Skip the pictures and repeat each line of the data exactly.
——————
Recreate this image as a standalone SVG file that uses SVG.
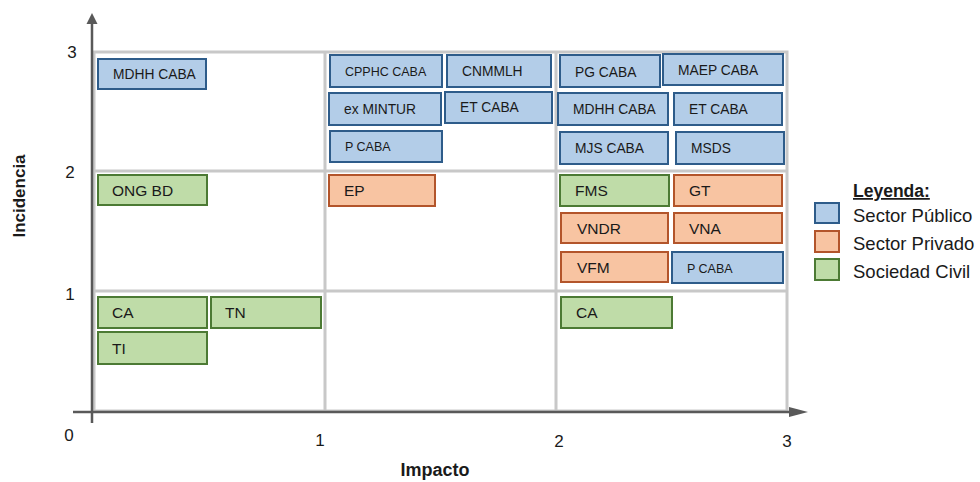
<svg xmlns="http://www.w3.org/2000/svg" width="980" height="482" viewBox="0 0 980 482">
<defs>
<style>
text{font-family:"Liberation Sans",Arial,sans-serif;fill:#1a1a1a}
.grid{fill:none;stroke:#c8c8c8;stroke-width:3}
.axis{stroke:#595959;stroke-width:2.5;fill:none}
.pub{fill:#b3cde8;stroke:#2e5c8a;stroke-width:2}
.pri{fill:#f8c4a2;stroke:#b3552b;stroke-width:2}
.civ{fill:#bfdca8;stroke:#4c7a34;stroke-width:2}
.s{font-size:12.5px}
.m{font-size:13.8px}
.l{font-size:15.5px}
.tick{font-size:17px}
.ttl{font-weight:bold}
.lg{font-size:18.5px}
</style>
</defs>
<g id="grid">
<rect class="grid" x="94" y="52" width="693" height="359"/>
<line class="grid" x1="325" y1="52" x2="325" y2="411"/>
<line class="grid" x1="556" y1="52" x2="556" y2="411"/>
<line class="grid" x1="94" y1="171" x2="787" y2="171"/>
<line class="grid" x1="94" y1="291" x2="787" y2="291"/>
</g>
<g id="axes">
<line class="axis" x1="92" y1="22" x2="92" y2="423"/>
<polygon points="92,13 86.5,24 97.5,24" fill="#595959"/>
<line class="axis" x1="73" y1="412" x2="790" y2="412"/>
<polygon points="808,412 789,407 789,417" fill="#595959"/>
<text class="tick" x="72" y="58" text-anchor="middle">3</text>
<text class="tick" x="70" y="178" text-anchor="middle">2</text>
<text class="tick" x="70" y="300" text-anchor="middle">1</text>
<text class="tick" x="69" y="441" text-anchor="middle">0</text>
<text class="tick" x="320" y="446" text-anchor="middle">1</text>
<text class="tick" x="559" y="447" text-anchor="middle">2</text>
<text class="tick" x="787" y="447" text-anchor="middle">3</text>
<text class="ttl" x="25" y="196" font-size="17" text-anchor="middle" transform="rotate(-90 25 196)">Incidencia</text>
<text class="ttl" x="435" y="476" font-size="18" text-anchor="middle">Impacto</text>
</g>
<g id="n-mdhh1"><rect class="pub" x="98" y="59" width="108" height="30"/><text class="m" x="113" y="79">MDHH CABA</text></g>
<g id="n-ongbd"><rect class="civ" x="98" y="175" width="109" height="30"/><text class="l" x="112" y="196">ONG BD</text></g>
<g id="n-cpphc"><rect class="pub" x="330" y="55" width="112" height="32"/><text class="s" x="345" y="76">CPPHC CABA</text></g>
<g id="n-cnmmlh"><rect class="pub" x="447" y="55" width="104" height="32"/><text class="m" x="462" y="76">CNMMLH</text></g>
<g id="n-exmintur"><rect class="pub" x="329" y="93" width="112" height="32"/><text class="m" x="344" y="114">ex MINTUR</text></g>
<g id="n-etcaba1"><rect class="pub" x="445" y="92" width="107" height="31"/><text class="m" x="460" y="112">ET CABA</text></g>
<g id="n-pcaba1"><rect class="pub" x="330" y="131" width="112" height="31"/><text class="s" x="345" y="151">P CABA</text></g>
<g id="n-ep"><rect class="pri" x="329" y="175" width="106" height="31"/><text class="l" x="344" y="196">EP</text></g>
<g id="n-pgcaba"><rect class="pub" x="560" y="55" width="100" height="32"/><text class="m" x="575" y="77">PG CABA</text></g>
<g id="n-maep"><rect class="pub" x="663" y="54" width="120" height="31"/><text class="m" x="678" y="75">MAEP CABA</text></g>
<g id="n-mdhh2"><rect class="pub" x="558" y="93" width="110" height="32"/><text class="m" x="573" y="114">MDHH CABA</text></g>
<g id="n-etcaba2"><rect class="pub" x="674" y="93" width="108" height="32"/><text class="m" x="689" y="114">ET CABA</text></g>
<g id="n-mjs"><rect class="pub" x="560" y="132" width="108" height="32"/><text class="m" x="575" y="153">MJS CABA</text></g>
<g id="n-msds"><rect class="pub" x="676" y="132" width="108" height="32"/><text class="m" x="691" y="153">MSDS</text></g>
<g id="n-fms"><rect class="civ" x="560" y="175" width="109" height="31"/><text class="l" x="575" y="196">FMS</text></g>
<g id="n-gt"><rect class="pri" x="674" y="175" width="108" height="31"/><text class="l" x="689" y="196">GT</text></g>
<g id="n-vndr"><rect class="pri" x="561" y="213" width="107" height="30"/><text class="l" x="577" y="234">VNDR</text></g>
<g id="n-vna"><rect class="pri" x="674" y="213" width="108" height="30"/><text class="l" x="689" y="234">VNA</text></g>
<g id="n-vfm"><rect class="pri" x="561" y="252" width="107" height="30"/><text class="l" x="577" y="273">VFM</text></g>
<g id="n-pcaba2"><rect class="pub" x="672" y="252" width="111" height="31"/><text class="s" x="687" y="273">P CABA</text></g>
<g id="n-ca1"><rect class="civ" x="98" y="297" width="109" height="31"/><text class="l" x="112" y="318">CA</text></g>
<g id="n-tn"><rect class="civ" x="211" y="297" width="110" height="31"/><text class="l" x="225" y="318">TN</text></g>
<g id="n-ti"><rect class="civ" x="98" y="332" width="109" height="32"/><text class="l" x="112" y="354">TI</text></g>
<g id="n-ca2"><rect class="civ" x="561" y="297" width="111" height="31"/><text class="l" x="576" y="318">CA</text></g>
<g id="connectors"></g>
<g id="legend">
<text x="853" y="197" font-size="17.5" font-weight="bold" text-decoration="underline">Leyenda:</text>
<rect class="pub" x="815" y="203" width="24" height="20"/>
<rect class="pri" x="815" y="231" width="24" height="21"/>
<rect class="civ" x="815" y="259" width="24" height="21"/>
<text class="lg" x="853" y="222">Sector Público</text>
<text class="lg" x="853" y="250">Sector Privado</text>
<text class="lg" x="853" y="278">Sociedad Civil</text>
</g>
</svg>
——————
The response:
Recreate this image as a standalone SVG file that uses SVG.
<svg xmlns="http://www.w3.org/2000/svg" width="980" height="482" viewBox="0 0 980 482">
<defs>
<style>
text{font-family:"Liberation Sans",Arial,sans-serif;fill:#1a1a1a}
.grid{fill:none;stroke:#c8c8c8;stroke-width:3}
.axis{stroke:#595959;stroke-width:2.5;fill:none}
.pub{fill:#b3cde8;stroke:#2e5c8a;stroke-width:2}
.pri{fill:#f8c4a2;stroke:#b3552b;stroke-width:2}
.civ{fill:#bfdca8;stroke:#4c7a34;stroke-width:2}
.s{font-size:12.5px}
.m{font-size:13.8px}
.l{font-size:15.5px}
.tick{font-size:17px}
.ttl{font-weight:bold}
.lg{font-size:18.5px}
</style>
</defs>
<g id="grid">
<rect class="grid" x="94" y="52" width="693" height="359"/>
<line class="grid" x1="325" y1="52" x2="325" y2="411"/>
<line class="grid" x1="556" y1="52" x2="556" y2="411"/>
<line class="grid" x1="94" y1="171" x2="787" y2="171"/>
<line class="grid" x1="94" y1="291" x2="787" y2="291"/>
</g>
<g id="axes">
<line class="axis" x1="92" y1="22" x2="92" y2="423"/>
<polygon points="92,13 86.5,24 97.5,24" fill="#595959"/>
<line class="axis" x1="73" y1="412" x2="790" y2="412"/>
<polygon points="808,412 789,407 789,417" fill="#595959"/>
<text class="tick" x="72" y="58" text-anchor="middle">3</text>
<text class="tick" x="70" y="178" text-anchor="middle">2</text>
<text class="tick" x="70" y="300" text-anchor="middle">1</text>
<text class="tick" x="69" y="441" text-anchor="middle">0</text>
<text class="tick" x="320" y="446" text-anchor="middle">1</text>
<text class="tick" x="559" y="447" text-anchor="middle">2</text>
<text class="tick" x="787" y="447" text-anchor="middle">3</text>
<text class="ttl" x="25" y="196" font-size="17" text-anchor="middle" transform="rotate(-90 25 196)">Incidencia</text>
<text class="ttl" x="435" y="476" font-size="18" text-anchor="middle">Impacto</text>
</g>
<g id="n-mdhh1"><rect class="pub" x="98" y="59" width="108" height="30"/><text class="m" x="113" y="79">MDHH CABA</text></g>
<g id="n-ongbd"><rect class="civ" x="98" y="175" width="109" height="30"/><text class="l" x="112" y="196">ONG BD</text></g>
<g id="n-cpphc"><rect class="pub" x="330" y="55" width="112" height="32"/><text class="s" x="345" y="76">CPPHC CABA</text></g>
<g id="n-cnmmlh"><rect class="pub" x="447" y="55" width="104" height="32"/><text class="m" x="462" y="76">CNMMLH</text></g>
<g id="n-exmintur"><rect class="pub" x="329" y="93" width="112" height="32"/><text class="m" x="344" y="114">ex MINTUR</text></g>
<g id="n-etcaba1"><rect class="pub" x="445" y="92" width="107" height="31"/><text class="m" x="460" y="112">ET CABA</text></g>
<g id="n-pcaba1"><rect class="pub" x="330" y="131" width="112" height="31"/><text class="s" x="345" y="151">P CABA</text></g>
<g id="n-ep"><rect class="pri" x="329" y="175" width="106" height="31"/><text class="l" x="344" y="196">EP</text></g>
<g id="n-pgcaba"><rect class="pub" x="560" y="55" width="100" height="32"/><text class="m" x="575" y="77">PG CABA</text></g>
<g id="n-maep"><rect class="pub" x="663" y="54" width="120" height="31"/><text class="m" x="678" y="75">MAEP CABA</text></g>
<g id="n-mdhh2"><rect class="pub" x="558" y="93" width="110" height="32"/><text class="m" x="573" y="114">MDHH CABA</text></g>
<g id="n-etcaba2"><rect class="pub" x="674" y="93" width="108" height="32"/><text class="m" x="689" y="114">ET CABA</text></g>
<g id="n-mjs"><rect class="pub" x="560" y="132" width="108" height="32"/><text class="m" x="575" y="153">MJS CABA</text></g>
<g id="n-msds"><rect class="pub" x="676" y="132" width="108" height="32"/><text class="m" x="691" y="153">MSDS</text></g>
<g id="n-fms"><rect class="civ" x="560" y="175" width="109" height="31"/><text class="l" x="575" y="196">FMS</text></g>
<g id="n-gt"><rect class="pri" x="674" y="175" width="108" height="31"/><text class="l" x="689" y="196">GT</text></g>
<g id="n-vndr"><rect class="pri" x="561" y="213" width="107" height="30"/><text class="l" x="577" y="234">VNDR</text></g>
<g id="n-vna"><rect class="pri" x="674" y="213" width="108" height="30"/><text class="l" x="689" y="234">VNA</text></g>
<g id="n-vfm"><rect class="pri" x="561" y="252" width="107" height="30"/><text class="l" x="577" y="273">VFM</text></g>
<g id="n-pcaba2"><rect class="pub" x="672" y="252" width="111" height="31"/><text class="s" x="687" y="273">P CABA</text></g>
<g id="n-ca1"><rect class="civ" x="98" y="297" width="109" height="31"/><text class="l" x="112" y="318">CA</text></g>
<g id="n-tn"><rect class="civ" x="211" y="297" width="110" height="31"/><text class="l" x="225" y="318">TN</text></g>
<g id="n-ti"><rect class="civ" x="98" y="332" width="109" height="32"/><text class="l" x="112" y="354">TI</text></g>
<g id="n-ca2"><rect class="civ" x="561" y="297" width="111" height="31"/><text class="l" x="576" y="318">CA</text></g>
<g id="connectors"></g>
<g id="legend">
<text x="853" y="197" font-size="17.5" font-weight="bold" text-decoration="underline">Leyenda:</text>
<rect class="pub" x="815" y="203" width="24" height="20"/>
<rect class="pri" x="815" y="231" width="24" height="21"/>
<rect class="civ" x="815" y="259" width="24" height="21"/>
<text class="lg" x="853" y="222">Sector Público</text>
<text class="lg" x="853" y="250">Sector Privado</text>
<text class="lg" x="853" y="278">Sociedad Civil</text>
</g>
</svg>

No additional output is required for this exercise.